Part 3. Testing a parsing template - pdf2Data Documentation

This document contains some terminology that may not be clear if you are approaching iText pdf2Data for the first time. If this is the case, we recommend starting with Basic concepts of data extraction.

The pdf2Data editor provides you with the ability to test the data extraction rules defined in your template, by using the template you created to parse a PDF matching that structure.

As a result, you get an XML file containing the extracted values, which follows exactly the same structure as the one that the pdf2Data SDK/CLI generates.
So you can make sure that the template fits your needs, and the output can be seamlessly used by the processes you have in place.

Upload a PDF to parse

On this page, you can see which template will be used for the PDF data extraction, and you can go back to the "create extraction template" page to create a different one.

The PDF to be parsed needs to be uploaded to the editor via the upload form.

After a few seconds, this file will be processed and a report will be generated displaying the values which are being extracted.

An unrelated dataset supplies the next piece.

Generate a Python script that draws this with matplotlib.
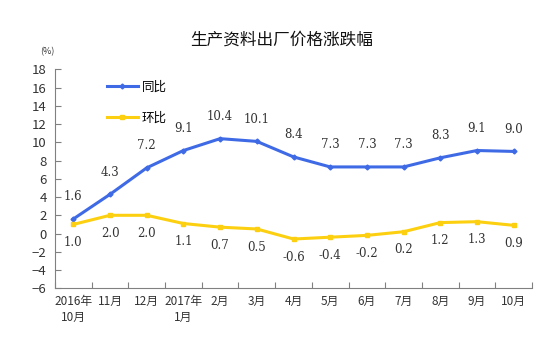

In this report, you can compare data with the value contained in the PDF file to make sure the extraction is being done correctly.

If a value is extracted incorrectly, we would appreciate your feedback. Please mark this by using the controls in the third column, and send us the feedback with the "Give feedback" button.

Extracted values can be downloaded in XML format, following the standard pdf2Data structure, or as a PDF file with an annotation layer containing the extraction results.